→ Exercise materials
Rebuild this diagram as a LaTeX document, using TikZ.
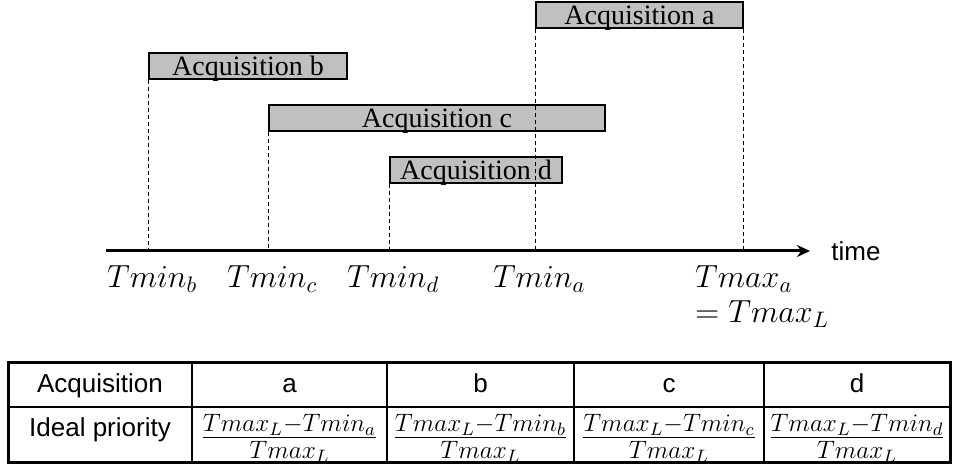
\documentclass[tikz,border=0pt]{standalone}
\usepackage{fix-cm}
\usepackage[no-math]{fontspec}
\setmainfont{Liberation Serif}
\setsansfont{Liberation Sans}
\usetikzlibrary{arrows.meta,positioning}
\definecolor{bargray}{RGB}{192,192,192}

\tikzset{
  acqbar/.style={draw=black, fill=bargray, line width=0.75pt, inner sep=0pt,
    minimum height=13pt, text height=10pt, text depth=0pt,
    font=\fontsize{14}{16}\selectfont},
  guide/.style={line width=0.55pt, dash pattern=on 2pt off 1.5pt},
  timelabel/.style={font=\fontsize{16}{19}\selectfont, inner sep=0pt},
  cell/.style={font=\sffamily\fontsize{13}{15}\selectfont, inner sep=0pt},
  prio/.style={font=\fontsize{18}{21}\selectfont, inner sep=0pt, anchor=base},
}

\begin{document}
\begin{tikzpicture}[x=0.5pt, y=-0.5pt]
  \useasboundingbox (0,0) rectangle (953,469);

  % acquisition windows
  \node[acqbar, minimum width=103.5pt] (acqa) at (639.5,15) {Acquisition a};
  \node[acqbar, minimum width=99pt] (acqb) at (248,66) {Acquisition b};
  \node[acqbar, minimum width=168pt] (acqc) at (437,118) {Acquisition c};
  \node[acqbar, minimum width=86pt] (acqd) at (476,170) {Acquisition d};

  % time axis
  \coordinate (t0) at (106,251);
  \coordinate (t1) at (810,251);

  % start times
  \foreach \n in {a,b,c,d} {
    \coordinate (t\n) at (acq\n.south west |- t0);
    \draw[guide] (acq\n.south west) -- (t\n);
    \node[timelabel, below=7pt of t\n, xshift=2pt] (tmin\n) {$Tmin_\n$};
  }

  % end time of a
  \coordinate (tmax) at (acqa.south east |- t0);
  \draw[guide] (acqa.south east) -- (tmax);
  \node[timelabel, below=7pt of tmax] (tmaxa) {$Tmax_a$};
  \node[timelabel, below=4pt of tmaxa.south west, anchor=north west] (tmaxl) {$=Tmax_L$};

  \draw[line width=1.5pt, -{Stealth[length=6.5pt, width=6pt]}] (t0) -- (t1);
  \node[cell, right=10.5pt of t1] (timelbl) {time};

  % priority table
  \draw[line width=1.5pt] (8,363) rectangle (950,463);
  \draw[line width=0.7pt] (8,407) -- (950,407);
  \foreach \x in {192,387,574,764}
    \draw[line width=0.7pt] (\x,363) -- (\x,463);

  \node[cell, anchor=base] (hacq) at (100,393) {Acquisition};
  \node[cell, anchor=base] (hprio) at (100,437) {Ideal priority};
  \foreach \n/\x in {a/289.5, b/480.5, c/669, d/857} {
    \node[cell, anchor=base] (col\n) at (\x,393) {\n};
    \node[prio] (prio\n) at (\x,446) {$\frac{Tmax_L-Tmin_\n}{Tmax_L}$};
  }
\end{tikzpicture}
\end{document}
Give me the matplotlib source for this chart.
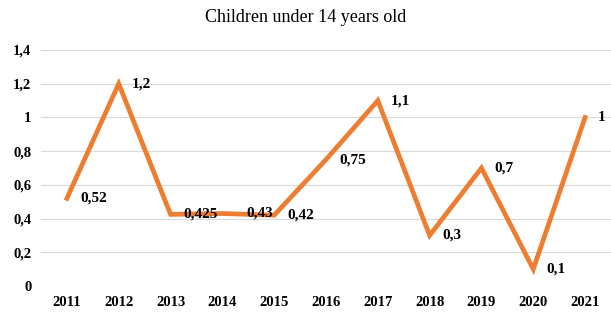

→ What this task involves
Exactly reproduce the entries above, minus the pictures.

→ Written answer
Rebuild this diagram as a LaTeX document, using TikZ.
\documentclass[tikz,border=0pt]{standalone}
\usepackage{fix-cm}
\usepackage[no-math]{fontspec}
\setmainfont{Liberation Serif}
\setsansfont{Liberation Sans}
\usetikzlibrary{arrows.meta,positioning}
\definecolor{bargray}{RGB}{192,192,192}

\tikzset{
  acqbar/.style={draw=black, fill=bargray, line width=0.75pt, inner sep=0pt,
    minimum height=13pt, text height=10pt, text depth=0pt,
    font=\fontsize{14}{16}\selectfont},
  guide/.style={line width=0.55pt, dash pattern=on 2pt off 1.5pt},
  timelabel/.style={font=\fontsize{16}{19}\selectfont, inner sep=0pt},
  cell/.style={font=\sffamily\fontsize{13}{15}\selectfont, inner sep=0pt},
  prio/.style={font=\fontsize{18}{21}\selectfont, inner sep=0pt, anchor=base},
}

\begin{document}
\begin{tikzpicture}[x=0.5pt, y=-0.5pt]
  \useasboundingbox (0,0) rectangle (953,469);

  % acquisition windows
  \node[acqbar, minimum width=103.5pt] (acqa) at (639.5,15) {Acquisition a};
  \node[acqbar, minimum width=99pt] (acqb) at (248,66) {Acquisition b};
  \node[acqbar, minimum width=168pt] (acqc) at (437,118) {Acquisition c};
  \node[acqbar, minimum width=86pt] (acqd) at (476,170) {Acquisition d};

  % time axis
  \coordinate (t0) at (106,251);
  \coordinate (t1) at (810,251);

  % start times
  \foreach \n in {a,b,c,d} {
    \coordinate (t\n) at (acq\n.south west |- t0);
    \draw[guide] (acq\n.south west) -- (t\n);
    \node[timelabel, below=7pt of t\n, xshift=2pt] (tmin\n) {$Tmin_\n$};
  }

  % end time of a
  \coordinate (tmax) at (acqa.south east |- t0);
  \draw[guide] (acqa.south east) -- (tmax);
  \node[timelabel, below=7pt of tmax] (tmaxa) {$Tmax_a$};
  \node[timelabel, below=4pt of tmaxa.south west, anchor=north west] (tmaxl) {$=Tmax_L$};

  \draw[line width=1.5pt, -{Stealth[length=6.5pt, width=6pt]}] (t0) -- (t1);
  \node[cell, right=10.5pt of t1] (timelbl) {time};

  % priority table
  \draw[line width=1.5pt] (8,363) rectangle (950,463);
  \draw[line width=0.7pt] (8,407) -- (950,407);
  \foreach \x in {192,387,574,764}
    \draw[line width=0.7pt] (\x,363) -- (\x,463);

  \node[cell, anchor=base] (hacq) at (100,393) {Acquisition};
  \node[cell, anchor=base] (hprio) at (100,437) {Ideal priority};
  \foreach \n/\x in {a/289.5, b/480.5, c/669, d/857} {
    \node[cell, anchor=base] (col\n) at (\x,393) {\n};
    \node[prio] (prio\n) at (\x,446) {$\frac{Tmax_L-Tmin_\n}{Tmax_L}$};
  }
\end{tikzpicture}
\end{document}
Give me the matplotlib source for this chart.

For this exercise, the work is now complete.